Since 1980, during the Carter Administration, America’s K-12 education system has come under increasing control by the dictates of the federal Department of Education (DOE) with failing results, taxing states and filtering the money through Washington to return a portion of it back to the states. In 2002, the Bush Administration approved the No Child Left Behind (NCLB) Act creating punishing amounts of federal paperwork and bureaucracy for local schools, requiring a $1B grant in special funding to help state and local education systems comply. In 2015 Congress enacted new legislation, Every Student Succeeds Act (ESSA), to allegedly overcome the NCLB federal intervention. The Heritage Foundation’s Lindsey Burke says, “ESSA does not accomplish these critical policy priorities” to reduce the interference and excessive hours of standardized testing time. The 2016 DOE budget is $70.7B excluding a Presidential request for an additional $75B mandatory funding over ten years for Pre-K education.

What is America getting for federally-funded interference in education? The US spends over 23.2% of per capita income on its students each year, 9% more than Singapore while over 26 other countries that spend less outscore US students. Charles Murray says that even after substantial resources were dedicated to assist minorities over a 10 year period, SAT scores have indeed dropped for Amerindians ( -28%), Latinos (-26%), Blacks (-14%) and Whites (-6%) while substantially increasing for Asians (+54).

Of 64 countries in the International Student Assessment, the U.S. ranks 35th in math and 27th in scienceSingapore spends almost half of what the U.S. spends in primary education and about 70% on secondary education while internationally scoring first in math and second in science. Ironically, while more than 1.7M students are now homeschooled, the National Center for Educational Statistics does not produce statistics on the likely difference in achievement between homeschooled students and public education students.

Students in institutional schools are measured repeatedly, however. A typical student takes 112 mandated standardized tests between pre-K classes and 12th grade; by contrast, most countries that outperform the U.S. on international exams test students three times during their entire school careers.

In spite so much testing and measuring, the standards are being manipulated to enhance the illusion of improving student performance. The modern thinking appears to be that “everyone must be a winner”.  A variation of this is “average is over”, a perverse twist on economist Tyler Cowen’s thesis. In K-12, only children with extremely low I.Q.’s, juvenile delinquents or truants receive average grades, and rarely do students receive D’s or F‘sIn most states, students with English as a second language are passed along with C grades regardless of performance. Piereson & Riley note that the Department of Education released data showing that from 1990-2000 high school graduate GPAs rose a third of a point and one public school district in northern California altered student grading so that students scoring above 80% received A’s and students below 20% were given F’s.

In the past 30 years, the Department of Education has exerted an increasing influence on K-12 education.

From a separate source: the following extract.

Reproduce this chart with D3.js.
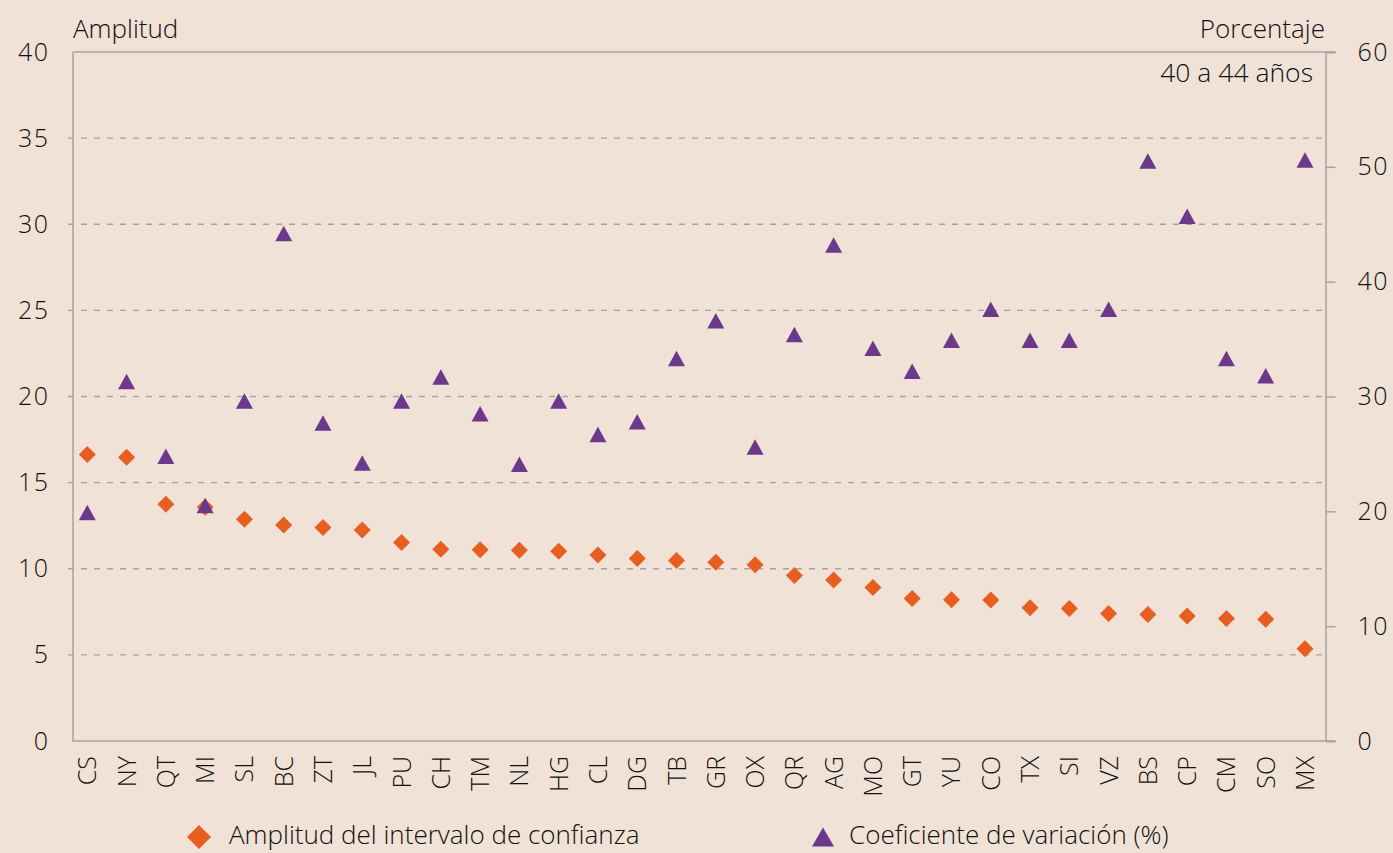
<!DOCTYPE html>
<html>
<head>
<meta charset="utf-8">
<script src="https://cdn.jsdelivr.net/npm/d3@7"></script>
<style>
  body { margin: 0; background: #f0e2d6; }
  text { font-family: "Open Sans", sans-serif; font-weight: 350; fill: #111; }
</style>
</head>
<body>
<div id="chart"></div>
<script>
// Entidades (orden del eje x)
const estados = ["CS","NY","QT","MI","SL","BC","ZT","JL","PU","CH","TM","NL","HG","CL","DG","TB",
                 "GR","OX","QR","AG","MO","GT","YU","CO","TX","SI","VZ","BS","CP","CM","SO","MX"];

// Amplitud del intervalo de confianza (eje izquierdo)
const amplitud = [16.63,16.47,13.75,13.57,12.87,12.54,12.39,12.25,11.53,11.13,11.11,11.08,11.01,10.80,10.60,10.48,
                  10.38,10.23,9.61,9.35,8.91,8.28,8.20,8.19,7.73,7.69,7.40,7.34,7.25,7.11,7.07,5.35];

// Coeficiente de variacion en porcentaje (eje derecho)
const coeficiente = [19.9,31.3,24.8,20.5,29.6,44.2,27.7,24.2,29.6,31.7,28.5,24.1,29.6,26.7,27.8,33.3,
                     36.6,25.6,35.4,43.2,34.2,32.2,34.9,37.6,34.9,34.9,37.6,50.5,45.7,33.3,31.8,50.6];

const ticksIzq = [0,5,10,15,20,25,30,35,40];
const ticksDer = [0,10,20,30,40,50,60];

const width = 1393, height = 853;
const margin = {top: 52, bottom: 741, left: 72.5, right: 1325.5};

const naranja = "#e85d20", morado = "#6b398c", gris = "#a3a3a3";

const svg = d3.select("#chart")
    .append("svg")
    .attr("width", width)
    .attr("height", height)
    .style("background", "#f0e2d6");

// Scales
const xScale = d3.scalePoint()
    .domain(estados)
    .range([87.3, 1305]);

const yLeft = d3.scaleLinear()
    .domain([0, 40])
    .range([margin.bottom, margin.top]);

const yRight = d3.scaleLinear()
    .domain([0, 60])
    .range([margin.bottom, margin.top]);

// Dashed gridlines
svg.append("g")
    .selectAll("line")
    .data(ticksIzq.filter(d => d > 0 && d < 40))
    .enter().append("line")
    .attr("x1", 68)
    .attr("x2", margin.right)
    .attr("y1", d => yLeft(d))
    .attr("y2", d => yLeft(d))
    .attr("stroke", gris)
    .attr("stroke-width", 1.4)
    .attr("stroke-dasharray", "6,7");

// Left axis
const leftAxis = svg.append("g")
    .attr("transform", `translate(${margin.left},0)`)
    .call(d3.axisLeft(yLeft).tickValues(ticksIzq).tickSize(0).tickPadding(23));

// Right axis
const rightAxis = svg.append("g")
    .attr("transform", `translate(${margin.right},0)`)
    .call(d3.axisRight(yRight).tickValues(ticksDer).tickSize(10).tickPadding(22));

[leftAxis, rightAxis].forEach(ax => {
    ax.select(".domain").attr("stroke", gris).attr("stroke-width", 1.5);
    ax.selectAll(".tick line").attr("stroke", gris).attr("stroke-width", 1.5);
    ax.selectAll(".tick text")
        .style("font-size", "25px")
        .style("font-family", "'Open Sans', sans-serif")
        .style("font-weight", 350)
        .style("letter-spacing", "1.5px")
        .attr("fill", "#111");
});

// Top and bottom frame lines
svg.append("line")
    .attr("x1", margin.left).attr("x2", margin.right + 10)
    .attr("y1", margin.top).attr("y2", margin.top)
    .attr("stroke", gris).attr("stroke-width", 1.5);

svg.append("line")
    .attr("x1", margin.left).attr("x2", margin.right + 10)
    .attr("y1", margin.bottom).attr("y2", margin.bottom)
    .attr("stroke", gris).attr("stroke-width", 1.5);

// X labels (rotated)
svg.append("g")
    .selectAll("text")
    .data(estados)
    .enter().append("text")
    .attr("transform", d => `translate(${xScale(d)},756) rotate(-90)`)
    .attr("dy", "0.36em")
    .style("text-anchor", "end")
    .style("font-size", "25px")
    .text(d => d);

// Marker shapes
const diamond = s => `M0,${-s}L${s},0L0,${s}L${-s},0Z`;
const triangle = (w, h) => `M0,${-h / 2}L${w / 2},${h / 2}L${-w / 2},${h / 2}Z`;

// Diamonds: amplitud
svg.append("g")
    .selectAll("path")
    .data(amplitud)
    .enter().append("path")
    .attr("d", diamond(8.5))
    .attr("transform", (d, i) => `translate(${xScale(estados[i])},${yLeft(d)})`)
    .attr("fill", naranja);

// Triangles: coeficiente de variacion
svg.append("g")
    .selectAll("path")
    .data(coeficiente)
    .enter().append("path")
    .attr("d", triangle(17, 15.5))
    .attr("transform", (d, i) => `translate(${xScale(estados[i])},${yRight(d)})`)
    .attr("fill", morado);

// Axis titles
svg.append("text")
    .attr("x", 73).attr("y", 38)
    .style("font-size", "26px")
    .text("Amplitud");

svg.append("text")
    .attr("x", 1325).attr("y", 38)
    .style("text-anchor", "end")
    .style("font-size", "26px")
    .text("Porcentaje");

svg.append("text")
    .attr("x", 1313).attr("y", 82)
    .style("text-anchor", "end")
    .style("font-size", "26.5px")
    .text("40 a 44 años");

// Legend
const legend = [
    {label: "Amplitud del intervalo de confianza", x: 199, tx: 229, shape: diamond(12), color: naranja},
    {label: "Coeficiente de variación (%)", x: 823, tx: 849, shape: triangle(22, 19), color: morado}
];

svg.selectAll("legendmarks")
    .data(legend)
    .enter().append("path")
    .attr("d", d => d.shape)
    .attr("transform", d => `translate(${d.x},837)`)
    .attr("fill", d => d.color);

svg.selectAll("legendlabels")
    .data(legend)
    .enter().append("text")
    .attr("x", d => d.tx)
    .attr("y", 844)
    .style("font-size", "26px")
    .text(d => d.label);
</script>
</body>
</html>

K-12 teachers, overwhelmingly if not exclusively, are the products of schools of education whose influence is largely left-leaning and their teachings politicized. David Labaree, Professor in Stanford’s Graduate School of Education has states that “education schools are solidly in the progressive camp ideologically.” Stotsky concludes that K-12 English classes have increasingly become ersatz social studies classes with biased content taught by moralizing pedagogues who are untrained in either history or social science. Teachers Unions maintain a strangle hold on local school districts and principals’ ability to terminate ineffective teachers.

In 2000 Clinton created the National Education Standards and Improvement Council for teaching American history. None of the 31 standards mentions the U.S. Constitution; the National Standards Advance Placement history exam also politicized American history in a highly progressive manner.

Revisionist history books represent the horrors of the American revolutionists and their colonial oppression. No period of American history is being celebrated; instead the historians have apologetically presented our forefathers as war mongers and racists. We foresee the day when the Constitution will be burned in effigy because so many authors were slave owners.

Science exists in a sustainability vacuum where climate change is presented as gospel in place of the scientific truths of the elective courses in Physics.

States have banned classic literature for its “incendiary” themes including Huckleberry Finn, The Great Gatsby, Moby Dick, Catcher in the Rye; while age appropriateness is certainly a valid concern, an outright ban is unconstitutional. As a by-product of this censorship, Yale freshmen recently petitioned faculty to remove the “nondiverse” English literature of Shakespeare, Dickens and Bronte from the required curriculum.

Notably some of the brightest spots in K-12 education exist in isolated places including New York and California where parents fought the government and union to take charge through organizations like Excellent Educational Solutions and the Harlem Success Academy.

President Obama’s 2013 State of the Union Address, mandated government controlled pre-school education for millions of young children and represents a new stealth opportunity for left liberal indoctrination. The U.K. adopted Pre-K in 2007 for children age 3-4, with underwhelming results which don’t include educational attainment of the children. While a child’s academic gains were at best marginal in the U.K. (small improvements by age 5 and no improvements by age 11), was free child care for parents. Gerard Robinson argues that with the Pre-K schooling now an educational reality, the government not parents has clearly become the controlling force in early childhood education. We can only imagine that in the U.S., this is another opportunity to create a new entitlement and progressively indoctrinate even younger children without any parental controls.

Then Donald Trump was elected to the presidency. Now, Rob Shimshock tell us, less money is being spent by the federal government on education.

If, in addition, Common Core were to be eliminated, and much more attention paid to what is taught, American children might become better educated.

At least up to 12th. grade. After that, if they enter a university and are forced to study blackness, femaleness, whiteness, Hispanicness, and anthropogenic-global-warmingness, whatever good their school did them will rapidly be undone.